The Mind-Computer Analogy

The mind is often compared to a computer, especially its subliminal subconscious functions. Many subliminal functions of the mind can fairly be compared to 'programmed' materials. Examples are various habitual ways of seeing, hearing or sensing things or of relating images and 'associating ideas'. When such patterns are learned thoroughly or at an early age, they may become largely 'pre-set', being habitual so that the mind can rely on such programs 'unreflectingly', i.e. without re-analysing or reflecting over them. The person concerned may no longer be fully aware of such pre-set behavioural responses and they may be so ingrained that they cannot be altered or reconfigured without considerable difficulties.

It has been said that the mind does not work 'digitally', in the laborious and strictly step-by-step logical manner of a computer, but 'analogically'. This is mainly because the mind can consciously organise itself, 'file' and find its memories and perceptions and evaluate them in any relationship, by manifold symbolic comparisons (eg. such as in analogies, parables, so-called 'lateral thinking' etc.). Further, the mind can make both subliminal-impulsive and consciously-intended decisions that are effected through bodily activity. No computer so far constructed or planned can approach a duplication of these aspects of mind. Therefore, the computer analogy applies more to the brain than the conscious mind.

The brain can certainly be trained to react at the subliminal level, or of what we here denote as the subconscious mind. Subliminal responses are those activated without our reflecting over them. Examples of subliminal reaction patterns (even flexible or 'self-adjusting' patterns) are the movements of the fingers - unperceived by the absorbed player - in playing on an instrument what one 'hears within', a completely new improvisation. Similarly, the flash reaction of a table-tennis player who 'unthinkingly' reaches a shot never before attempted, and so forth.

A computer can reproduce and employ any operation for which it is sufficiently programmed, but cannot itself make its own judgements, nor therefore 'evaluate'. The brain, representing the mind in its subliminal functioning, has been equated with a computer. If the mind is fed the appropriate picture (say, of oneself reaching for a ping-pong ball to return it) it will strive to produce what is envisaged for it. If, on the contrary, one thinks, 'I'm going to miss this ball', the subliminal 'mind' will tend to make one miss. The brain seems to tend towards producing any envisaged result of an action. Therefore, by feeding it what for us are 'positive' ideas or signals', it will tend to produce those desired results. It will equally tend to produce the imagined (feared) result of 'negative input'. This has been shown to be a very effective insight in improving many types of performance or skill, including the alleviation of psychic problems of negative self-images.

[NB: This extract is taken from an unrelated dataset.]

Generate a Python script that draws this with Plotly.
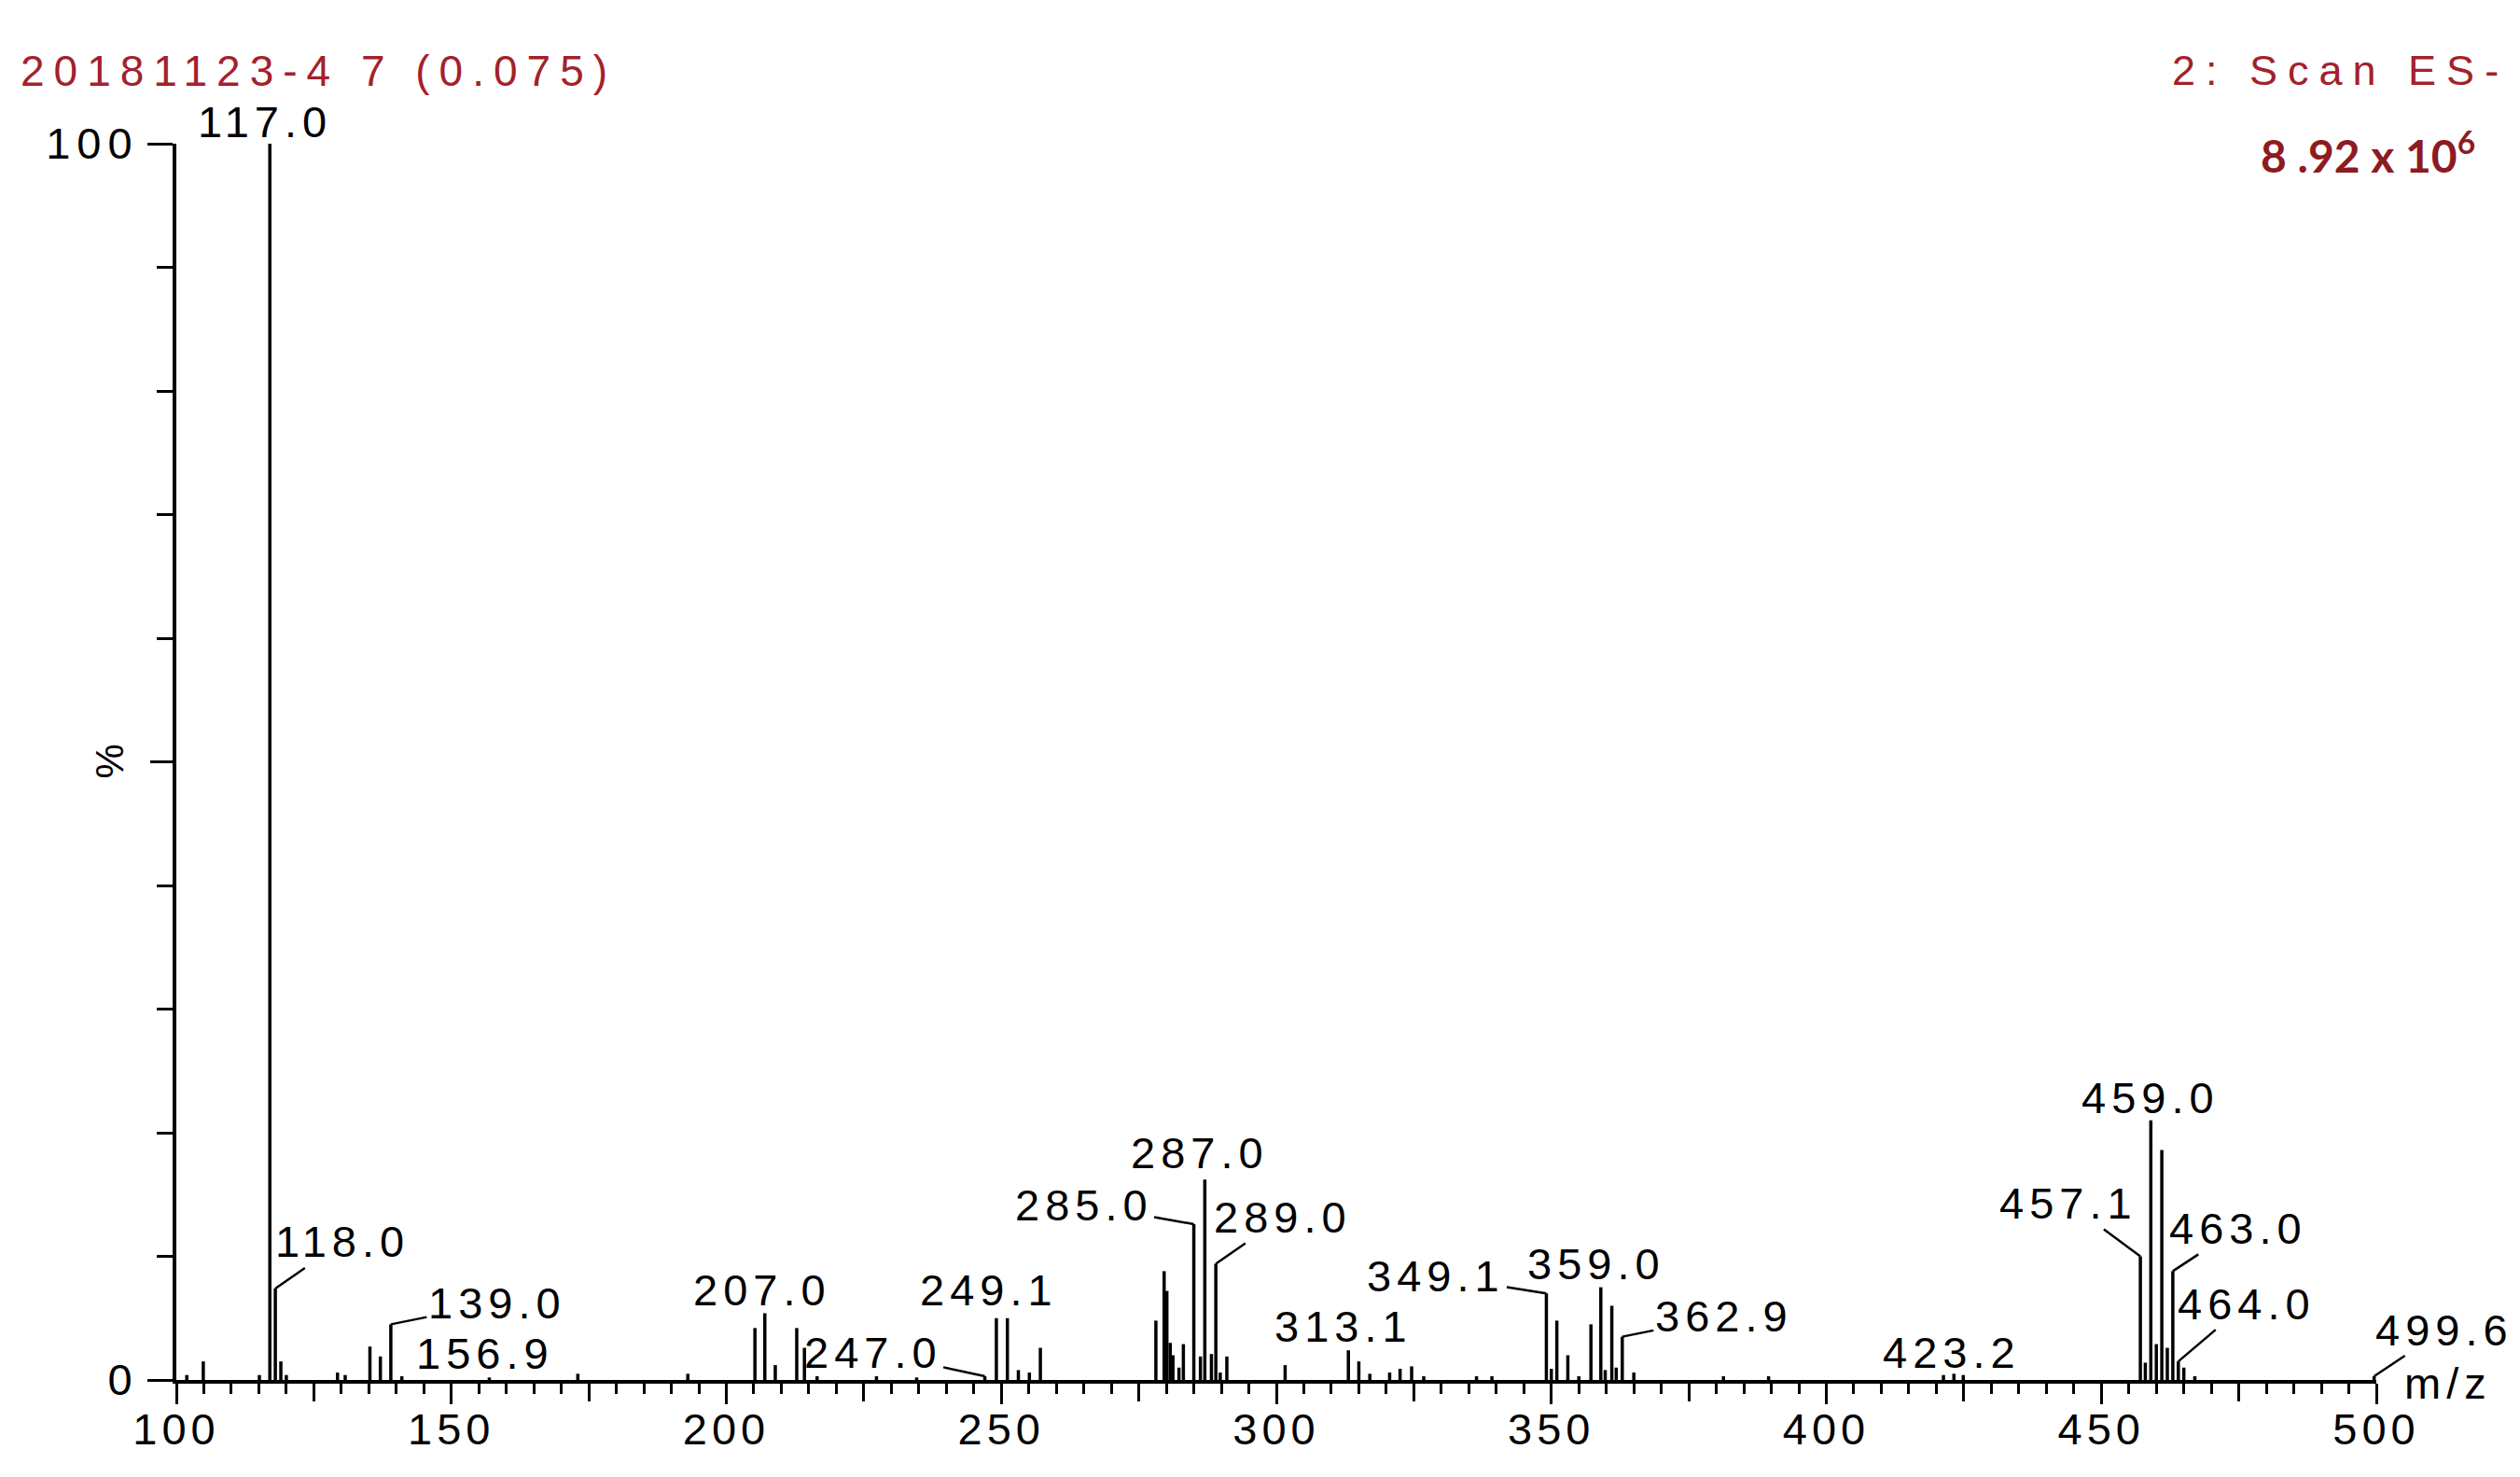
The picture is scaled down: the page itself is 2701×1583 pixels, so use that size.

Limits to the Mind-Computer analogy
The foregoing model of the subconscious mind as a computer-like 'brain' that cannot distinguish of itself between 'positive' and 'negative' or, for that matter between desired/unwanted','good/bad', 'virtue/'vice' etc. - is highly misleading for the conscious mind. Not only does the mind, unlike the computer, distinguish physical pleasure from pain, but also supra-physical qualities such as positive and negative 'values'. The capacity of moral discrimination is a function of the human mind, which itself consists in interwoven desires and their many emotional and mental extensions. The mind evaluates, which means that it judges according to deep-seated values that are not systematically codifiable, for in understanding them we depend upon the higher faculty of conscience or 'moral intellect'. The essentially supra-mental character of human awareness here becomes apparent. In a lucid waking state, consciousness directs the mind and not vice-versa. Consciousness is itself formless, hence unidentifiable in itself... it is essentially rather 'for-itself'... an undifferentiated continuum which is ontologically and existentially prior to amy of its 'mental contents'.

The cardinal difference between the human mind and computers evidently lies in motivation and/or volition. Computers are non-self motivated, whereas human consciousness is self-motivating, relating to the mind and the expression of its desires. The subconscious as described here does not itself motivate, but has to be motivated by some stimulus, as also computers have to be. By contrast to the subconscious, the conscious mind, however, is 'self-monitoring' and 'self-programming'. The phenomena of awareness and will are scientifically indescribable, for they are sui generis > going to make up the unreflected, transcendent background of all that figures on it, like the 'unseen' blank screen on which a visible film is projected.